SIFIRDAN YAPILANMA OLUR
İstinaf mahkemelerine ilişkin kanuni düzenleme 2005'te yapıldı. İstinaflar çalışmaya başladığında Yargıtay'ın iş yükünde azalma olacağı da biliniyor. Buna rağmen önce 2010'da, sonra 2014'te bu iktidar, yüksek mahkeme üye sayılarını her seferinde yaklaşık yüzde 50 olmak üzere 2 kere artırdı. Bu defa ise Anayasa'ya uygunluk kaygısı hiç taşınmadan mevcut üyeliklerin sona erdirilerek Yargıtay ve Danıştay'ın sıfırdan yeniden yapılanması istenmektedir. Oysa Anayasa'da aksine bir hüküm yer almadığı için Yargıtay ve Danıştay üyelikleri yaş haddi doluncaya kadar devam eder. Kanun tasarısı Anayasa'nın Yargıtay ve Danıştay üyeliklerini düzenleyen maddesine ve hukuk devletinin özüne aykırıdır. Olağanüstü dönemler olağanüstü çareler gerektirir” denilerek anti demokratik uygulamalar olağanlaştırılamaz. Yargı ile bu denli oynanamaz.

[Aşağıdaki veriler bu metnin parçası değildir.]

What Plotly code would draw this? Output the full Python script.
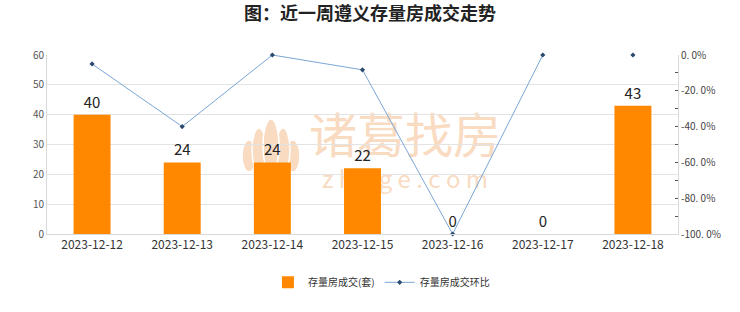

BATIRAN KAYYIM NEDEN SORUMLU OLMASIN
Şirketleri ‘kayyım' eliyle gasp edilen Koza İpek Holding Yönetim Kurulu Başkanı Akın İpek, kayyımlara devlet zırhı getiren torba yasaya tepki gösterdi. Düzenlemenin ‘kayyımlara suç işleyin merak etmeyin' demek olduğunu söyleyen İpek, sosyal medyadan şu tepkiyi gösterdi: “İşini yapan kayyımın, bu zırha neden ihtiyacı olsun?
SUİSTİMALİ DEVLET KORUYOR
Koza İpek Grubu'nun yeraltı doğal kaynakları 15 milyar dolardan fazla. Önü kesilmeseydi Türkiye'nin yeraltı kaynaklarını ekonomiye kazandırabilecek yüzde yüz yerli sermayeli tek Türk şirketiydi. Bütün sorun burada. Paralel, maralel saçmalık. Ne paraleli? Kanuna uyan paralel olmaz. Paraleller kayuna uymayanlardır. Kayyımlar bu şirketi batırırsa, parçalayıp satarsa neden sorumlu olmasınlar? Şahsi suistimal olur ise neden devlet korusun? Milkiyet hakkı ve tasarrufunun kayyımlara geçmesi ne demek? Her düşünceden aklı selim insanların bu saçmalığa dur deme vakti çoktan geldi.”